Duty Free International reported Wednesday its fiscal first quarter loss narrowed to 219,000 ringgit from 7.15 million ringgit in the year-ago period amid lower rental and employee benefits costs, even as outlets were closed amid Malaysia’s efforts to curb the spread of the Covid-19 virus.
The group reported a profit attributable to owners of the company of 248,000 ringgit for the quarter ended 31 May, swinging from a 5.16 million ringgit loss in the year-ago quarter, Duty Free International said in a filing to SGX.
Revenue dropped 22.6 percent on-year to 33.45 million ringgit in the quarter, the filing said, attributing the decline to the closure of the majority of the retail outlets from 1 March to 31 May of this year, compared with closures in 2020 rom 18 March to 31 May.

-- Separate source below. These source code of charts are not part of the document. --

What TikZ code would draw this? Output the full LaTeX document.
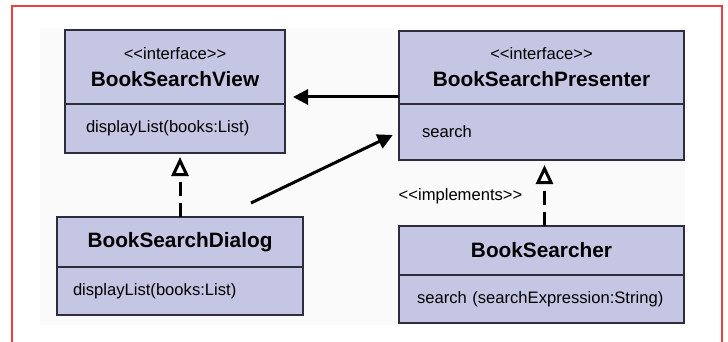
\documentclass[tikz,border=0pt]{standalone}
\usepackage{fontspec}
\newfontfamily\umlfont{Liberation Sans}
\usetikzlibrary{arrows.meta,positioning}
\definecolor{classfill}{RGB}{197,197,228}
\definecolor{classline}{RGB}{45,45,60}
\definecolor{framered}{RGB}{232,64,64}

\begin{document}
\begin{tikzpicture}[x=0.5pt, y=-0.5pt,
    classhead/.style={draw=classline, fill=classfill, line width=0.8pt, outer sep=0pt,
        anchor=north west, align=center, inner sep=0pt,
        font=\umlfont\fontsize{10.4}{12.5}\selectfont\bfseries},
    classbody/.style={draw=classline, fill=classfill, line width=0.8pt, outer sep=0pt,
        anchor=north west, align=left, inner ysep=0pt,
        font=\umlfont\fontsize{8.3}{10}\selectfont},
    stereo/.style={font=\umlfont\fontsize{8.3}{10}\selectfont},
    assoc/.style={line width=1.5pt, -{Stealth[length=7.5pt, width=7.5pt, inset=0pt]}},
    realize/.style={line width=1.5pt, dash pattern=on 7pt off 3.5pt,
        -{Triangle[open, length=9.5pt, width=8.5pt]}}]
    \useasboundingbox (0,0) rectangle (728,342);
    % Sfondo e cornice
    \fill[black!2] (40,28) rectangle (685,325);
    \draw[framered, line width=1pt] (12,342) -- (12,6) -- (722,6) -- (722,342);
    % Interfaccia della vista
    \node[classhead, minimum width=110pt, minimum height=37pt] (viewhead) at (65,30)
        {{\mdseries\fontsize{8.3}{10}\selectfont <<interface>>}\\[1pt] BookSearchView};
    \node[classbody, text width=89pt, inner xsep=10.5pt, minimum height=24.5pt] (viewbody)
        at (viewhead.south west) {displayList(books:List)};
    % Interfaccia del presenter
    \node[classhead, minimum width=142.5pt, minimum height=36.5pt] (presenterhead) at (399,31)
        {{\mdseries\fontsize{8.3}{10}\selectfont <<interface>>}\\[1pt] BookSearchPresenter};
    \node[classbody, text width=119.5pt, inner xsep=11.5pt, minimum height=28pt] (presenterbody)
        at (presenterhead.south west) {search};
    % Dialogo
    \node[classhead, minimum width=123pt, minimum height=25pt] (dialoghead) at (57,217)
        {BookSearchDialog};
    \node[classbody, text width=107pt, inner xsep=8pt, minimum height=24pt] (dialogbody)
        at (dialoghead.south west) {displayList(books:List)};
    % Searcher
    \node[classhead, minimum width=142.5pt, minimum height=24.5pt] (searcherhead) at (399,226)
        {BookSearcher};
    \node[classbody, text width=124.5pt, inner xsep=9pt, minimum height=24pt] (searcherbody)
        at (searcherhead.south west) {search (searchExpression:String)};
    % Associazioni
    \draw[assoc, shorten >=4pt] ([yshift=3.5pt]presenterhead.south west)
        -- ([yshift=3.5pt]viewhead.south east);
    \draw[assoc, shorten >=3.5pt] ([xshift=-26pt, yshift=7pt]dialoghead.north east)
        -- (presenterbody.west);
    % Realizzazioni
    \draw[realize, shorten >=2pt] (dialoghead.north) -- (dialoghead.north |- viewbody.south);
    \draw[realize, shorten >=2.5pt] ([xshift=1.5pt]searcherhead.north)
        -- ([xshift=1.5pt]presenterbody.south)
        node[pos=0.45, left=7pt, stereo] {<<implements>>};
\end{tikzpicture}
\end{document}
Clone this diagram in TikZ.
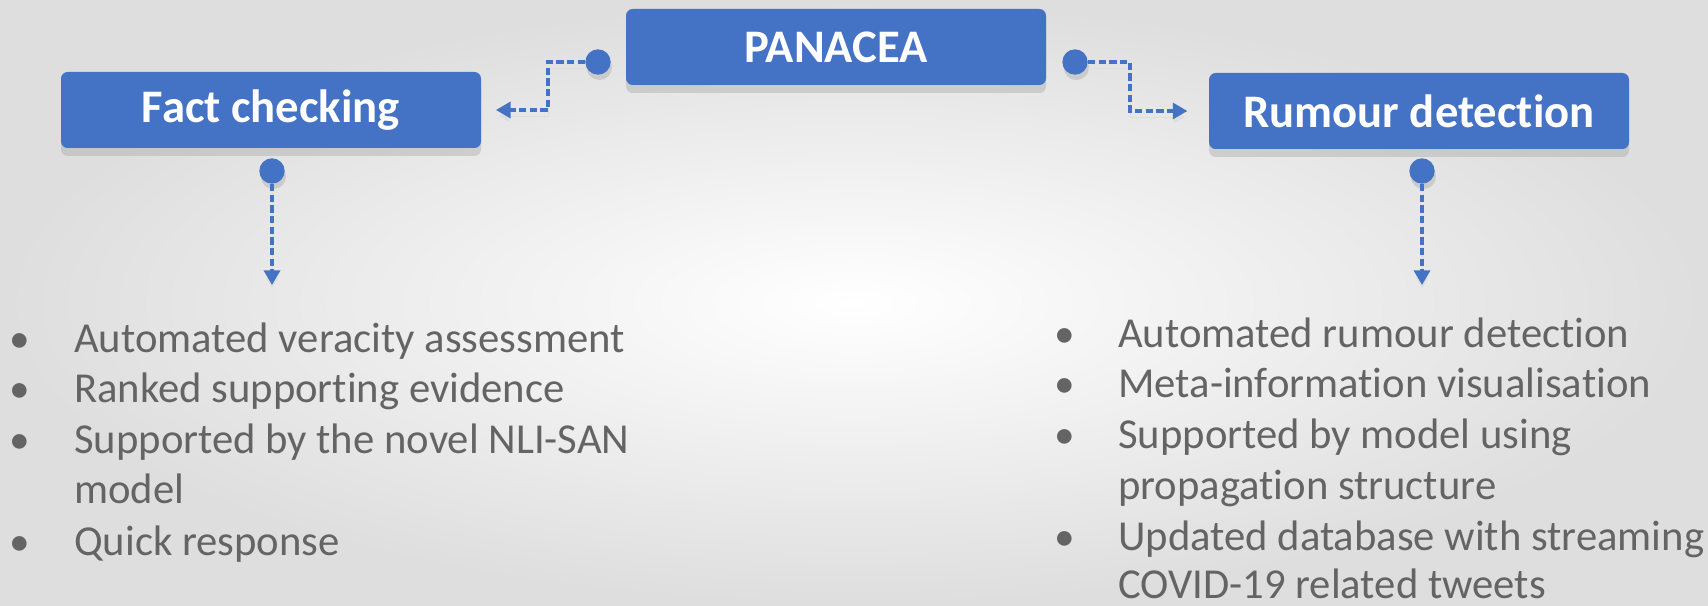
\documentclass[tikz,border=0pt]{standalone}
\usepackage{fontspec}
\setmainfont{Carlito}[Ligatures=NoCommon]
\usetikzlibrary{arrows.meta,shadows}
\definecolor{boxblue}{HTML}{4472C4}
\definecolor{txtgrey}{HTML}{646464}

\begin{document}
\begin{tikzpicture}[x=0.75pt,y=-0.75pt,
  box/.style={fill=boxblue,rounded corners=5pt,minimum width=315pt,minimum height=57pt,inner sep=0pt,
    text=white,font=\bfseries\fontsize{35}{40}\selectfont,
    drop shadow={shadow xshift=0pt,shadow yshift=-6pt,fill=black!30,opacity=.5}},
  dot/.style={circle,fill=boxblue,inner sep=0pt,minimum size=19pt,
    drop shadow={shadow xshift=1pt,shadow yshift=-4pt,fill=black!30,opacity=.5}},
  link/.style={draw=boxblue,line width=2.6pt,dash pattern=on 5.5pt off 2.5pt,
    -{Triangle[length=11pt,width=12pt]},
    preaction={draw=black!13,transform canvas={yshift=-4.5pt}}},
  item/.style={anchor=base west,text=txtgrey,inner sep=0pt,font=\fontsize{32}{38}\selectfont},
  bul/.style={anchor=base,text=txtgrey,inner sep=0pt,font=\fontsize{31}{36}\selectfont}]

\useasboundingbox (0,0) rectangle (1708,606);
\fill[inner color=white,outer color=black!13] (0,0) rectangle (1708,606);

  \node[box] (pan) at (836,47) {PANACEA};
  \node[box] (fact) at (271,110) {Fact checking};
  \node[box] (rum) at (1419,111) {Rumour detection};
  \node[dot] (pl) at (598,62) {};
  \node[dot] (pr) at (1075,62) {};
  \node[dot] (fd) at (272,171) {};
  \node[dot] (rd) at (1422,171) {};
  \coordinate (lk) at (548,62);
  \coordinate (rk) at (1130,62);
  \coordinate (fe) at (272,285);
  \coordinate (re) at (1422,285);
  \draw[link,shorten >=11pt] (pl) -- (lk) |- (fact.east);
  \draw[link,shorten >=16pt] (pr) -- (rk) |- (rum.west);
  \draw[link] (fd) -- (fe);
  \draw[link] (rd) -- (re);

  % fact checking list
  \node[bul] (fb1) at (20,352) {•};
  \node[item] (ft1) at (74,352) {Automated veracity assessment};
  \node[bul] (fb2) at (20,402) {•};
  \node[item] (ft2) at (74,402) {Ranked supporting evidence};
  \node[bul] (fb3) at (20,453) {•};
  \node[item] (ft3) at (74,453) {Supported by the novel NLI-SAN};
  \node[item] (ft4) at (74,503) {model};
  \node[bul] (fb5) at (20,555) {•};
  \node[item] (ft5) at (74,555) {Quick response};

  % rumour detection list
  \node[bul] (rb1) at (1065,347) {•};
  \node[item] (rt1) at (1118,347) {Automated rumour detection};
  \node[bul] (rb2) at (1065,397) {•};
  \node[item] (rt2) at (1118,397) {Meta-information visualisation};
  \node[bul] (rb3) at (1065,448) {•};
  \node[item] (rt3) at (1118,448) {Supported by model using};
  \node[item] (rt4) at (1118,499) {propagation structure};
  \node[bul] (rb5) at (1065,550) {•};
  \node[item] (rt5) at (1118,550) {Updated database with streaming};
  \node[item] (rt6) at (1118,598) {COVID-19 related tweets};
 \end{tikzpicture}
\end{document}
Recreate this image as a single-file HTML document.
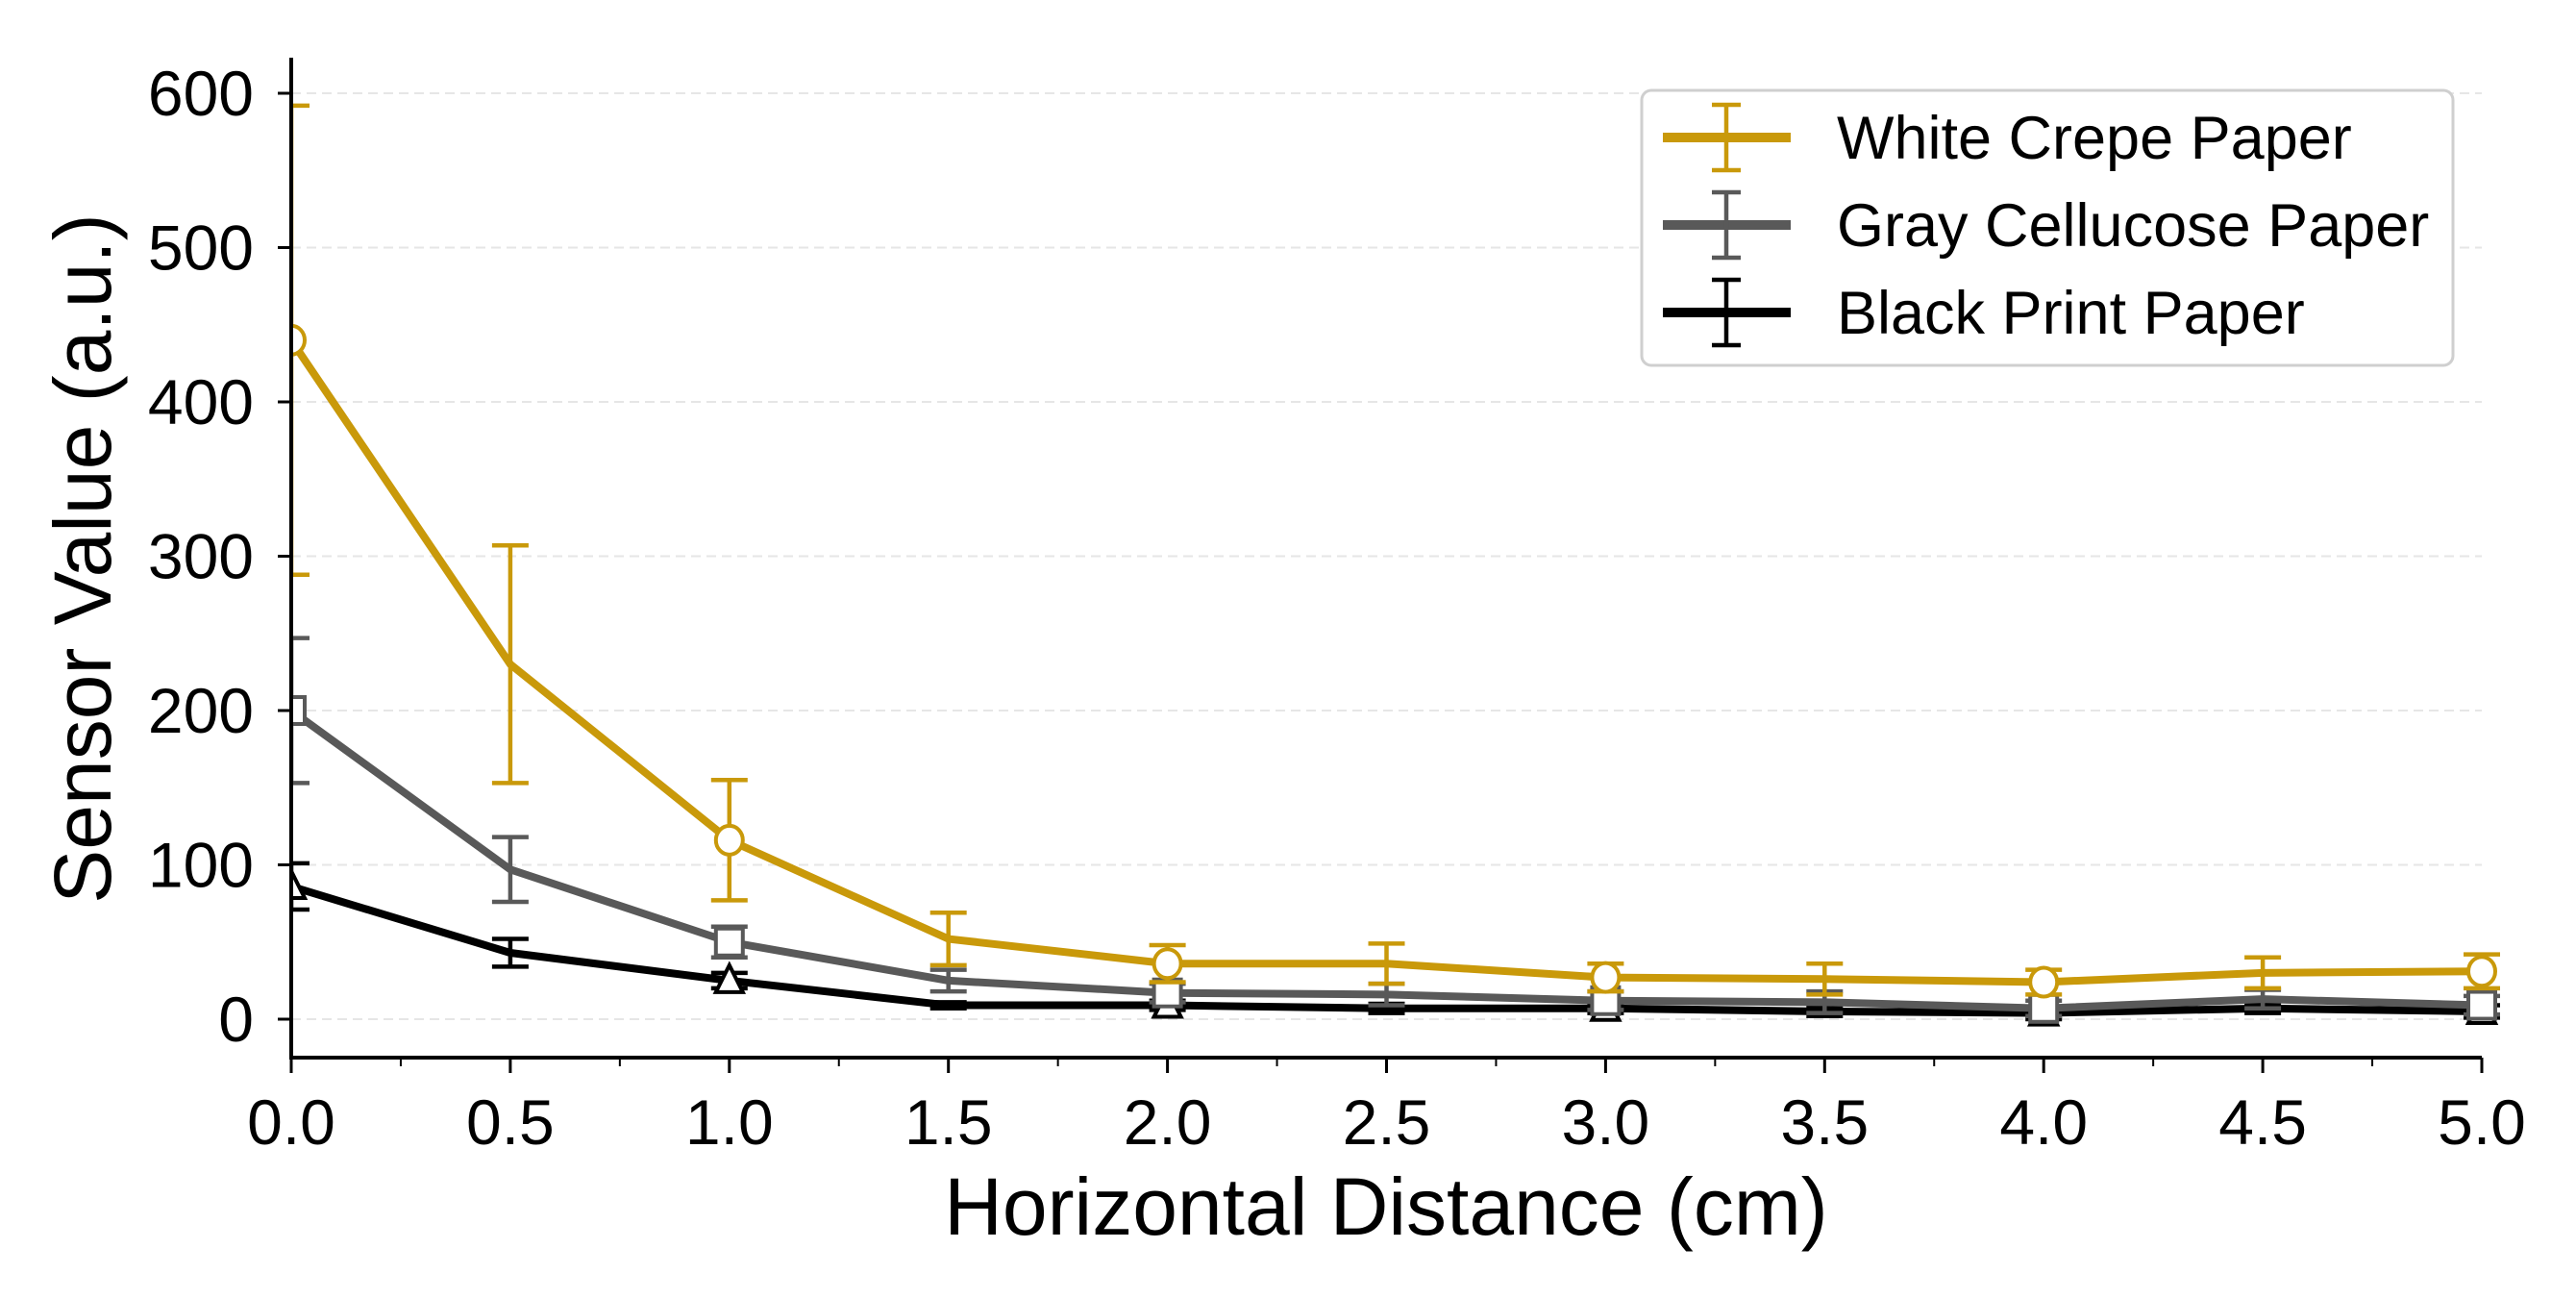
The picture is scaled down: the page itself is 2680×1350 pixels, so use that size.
<!DOCTYPE html>
<html><head><meta charset="utf-8"><style>
html,body{margin:0;padding:0;background:#fff;}
svg{display:block;font-family:"Liberation Sans",sans-serif;}
</style></head><body>
<svg id="chart" width="2680" height="1350" viewBox="0 0 2680 1350" xmlns="http://www.w3.org/2000/svg">
<defs><clipPath id="plotclip"><rect x="303" y="40" width="2320" height="1060"/></clipPath></defs>
<g id="grid"></g>
<g id="series" clip-path="url(#plotclip)"></g>
<g id="axes"></g>
<text x="1442" y="1284" font-size="84" text-anchor="middle">Horizontal Distance (cm)</text>
<text transform="translate(115,581) rotate(-90)" font-size="84" text-anchor="middle">Sensor Value (a.u.)</text>
<g id="legend">
<rect x="1708" y="94" width="844" height="286" rx="10" fill="#fff" stroke="#cfcfcf" stroke-width="3"/>
</g>
</svg>
<script>
const xValues=[0,0.5,1,1.5,2,2.5,3,3.5,4,4.5,5];
const whiteMean=[440,230,116,52,36,36,27,26,24,30,31];
const whiteErr=[152,77,39,17,12,13,9,10,8,10,11];
const grayMean=[200,97,50,25,17,16,12,11,7,13,9];
const grayErr=[47,21,10,7,6,7,6,7,5,6,6];
const blackMean=[86,43,25,9,9,7,7,5,4,7,5];
const blackErr=[15,9,5,2,3,3,3,3,4,3,4];
const xTicks=["0.0","0.5","1.0","1.5","2.0","2.5","3.0","3.5","4.0","4.5","5.0"];
const yTicks=[0,100,200,300,400,500,600];
const seriesNames=["White Crepe Paper","Gray Cellucose Paper","Black Print Paper"];

const NS="http://www.w3.org/2000/svg";
const X0=303,X1=2582,Y0=1060,Y600=97;
const sx=v=>X0+(v-0)/(5-0)*(X1-X0);
const sy=v=>Y0+(v/600)*(Y600-Y0);
function mk(tag,attrs,parent){const e=document.createElementNS(NS,tag);for(const k in attrs)e.setAttribute(k,attrs[k]);parent.appendChild(e);return e;}
const grid=document.getElementById('grid'),axes=document.getElementById('axes'),ser=document.getElementById('series'),leg=document.getElementById('legend');

yTicks.forEach(t=>{
  const g=mk('line',{x1:X0,x2:X1,y1:sy(t),y2:sy(t),stroke:'#e6e6e6','stroke-width':2,'stroke-dasharray':'10,6'},grid);
  
  
  const tk=mk('line',{x1:X0-14,x2:X0,y1:sy(t),y2:sy(t),stroke:'#000','stroke-width':3},axes);
  
  
  const lb=mk('text',{x:264,y:sy(t)+23,'font-size':66,'text-anchor':'end'},axes);
  lb.textContent=t;
  
  
});
xTicks.forEach((t,i)=>{
  const v=i*0.5;
  const tk=mk('line',{x1:sx(v),x2:sx(v),y1:1100,y2:1116,stroke:'#000','stroke-width':3},axes);
  
  
  if(i<xTicks.length-1){
    const mt=mk('line',{x1:sx(v+0.25),x2:sx(v+0.25),y1:1100,y2:1109,stroke:'#000','stroke-width':2},axes);
    
    
  }
  const lb=mk('text',{x:sx(v),y:1190,'font-size':66,'text-anchor':'middle'},axes);
  lb.textContent=t;
  
  
});
const ls=mk('line',{x1:X0,x2:X0,y1:60,y2:1100,stroke:'#000','stroke-width':4},axes);


const bs=mk('line',{x1:X0-2,x2:X1,y1:1100,y2:1100,stroke:'#000','stroke-width':4},axes);



function marker(type,cx,cy,color,parent){
  let e;
  if(type==='circle') e=mk('ellipse',{cx:cx,cy:cy,rx:14,ry:15,fill:'#fff',stroke:color,'stroke-width':4},parent);
  else if(type==='square') e=mk('rect',{x:cx-14,y:cy-14,width:28,height:28,fill:'#fff',stroke:color,'stroke-width':4},parent);
  else e=mk('polygon',{points:`${cx},${cy-16} ${cx-14},${cy+12} ${cx+14},${cy+12}`,fill:'#fff',stroke:color,'stroke-width':4},parent);
  return e;
}
function drawSeries(means,errs,color,mtype,name){
  const g=mk('g',{},ser);
  
  
  means.forEach((m,i)=>{
    const x=sx(xValues[i]),lo=sy(m-errs[i]),hi=sy(m+errs[i]);
    const eb=mk('path',{d:`M${x},${lo}V${hi}M${x-19},${lo}H${x+19}M${x-19},${hi}H${x+19}`,stroke:color,'stroke-width':4.5,fill:'none'},g);
    
    
  });
  const pl=mk('polyline',{points:means.map((m,i)=>sx(xValues[i])+','+sy(m)).join(' '),stroke:color,'stroke-width':8,fill:'none','stroke-linejoin':'round'},g);
  
  
  means.forEach((m,i)=>{
    if(i%2!==0) return;
    const mm=marker(mtype,sx(xValues[i]),sy(m),color,g);
    
    
  });
}
drawSeries(blackMean,blackErr,'#000000','triangle','black-print');
drawSeries(grayMean,grayErr,'#595959','square','gray-cellucose');
drawSeries(whiteMean,whiteErr,'#c9990a','circle','white-crepe');

const legColors=['#c9990a','#595959','#000000'];
const legY=[143,234,325];
seriesNames.forEach((n,i)=>{
  const g=mk('g',{},leg);
  
  
  const y=legY[i],c=legColors[i];
  mk('line',{x1:1730,x2:1863,y1:y,y2:y,stroke:c,'stroke-width':10},g);
  mk('path',{d:`M1796,${y-34}V${y+34}M1781,${y-34}H1811M1781,${y+34}H1811`,stroke:c,'stroke-width':4.5,fill:'none'},g);
  const t=mk('text',{x:1911,y:y+22,'font-size':63},g);
  t.textContent=n;
  
  
});
</script>
</body></html>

“Only certain outlets in the group that were not at the Malaysia Thai border and the airports were in operations with low sales recorded due to subdued consumer demand,” Duty Free International said.
Rental of premises dropped 81 percent on-year to 895,000 ringgit for the quarter as landlords granted 3.1 million ringgit of rental reductions, while employee benefits expenses declined 48.9 percent on-year to 3.34 million ringgit on downsizing of manpower and salary reductions, the filing said.
A grim outlook
The retailer issued a grim outlook, citing Malaysia’s current full movement control order (FMCO) nationwide since 1 June, with international borders closed amid a rise in Covid-19 cases.
“All outlets in the group have ceased operations for the time being. It is still unknown when the FMCO will be uplifted and retail shops are allowed to be opened,” Duty Free International said.
“With the uncertainties surrounding the timing of the re-opening of the international borders coupled with consumer consumption that is anticipated to remain weak due to the lingering impact of movement restrictions and adverse economic effect, the group expects the business environment to remain challenging for the rest of the financial year,” it added.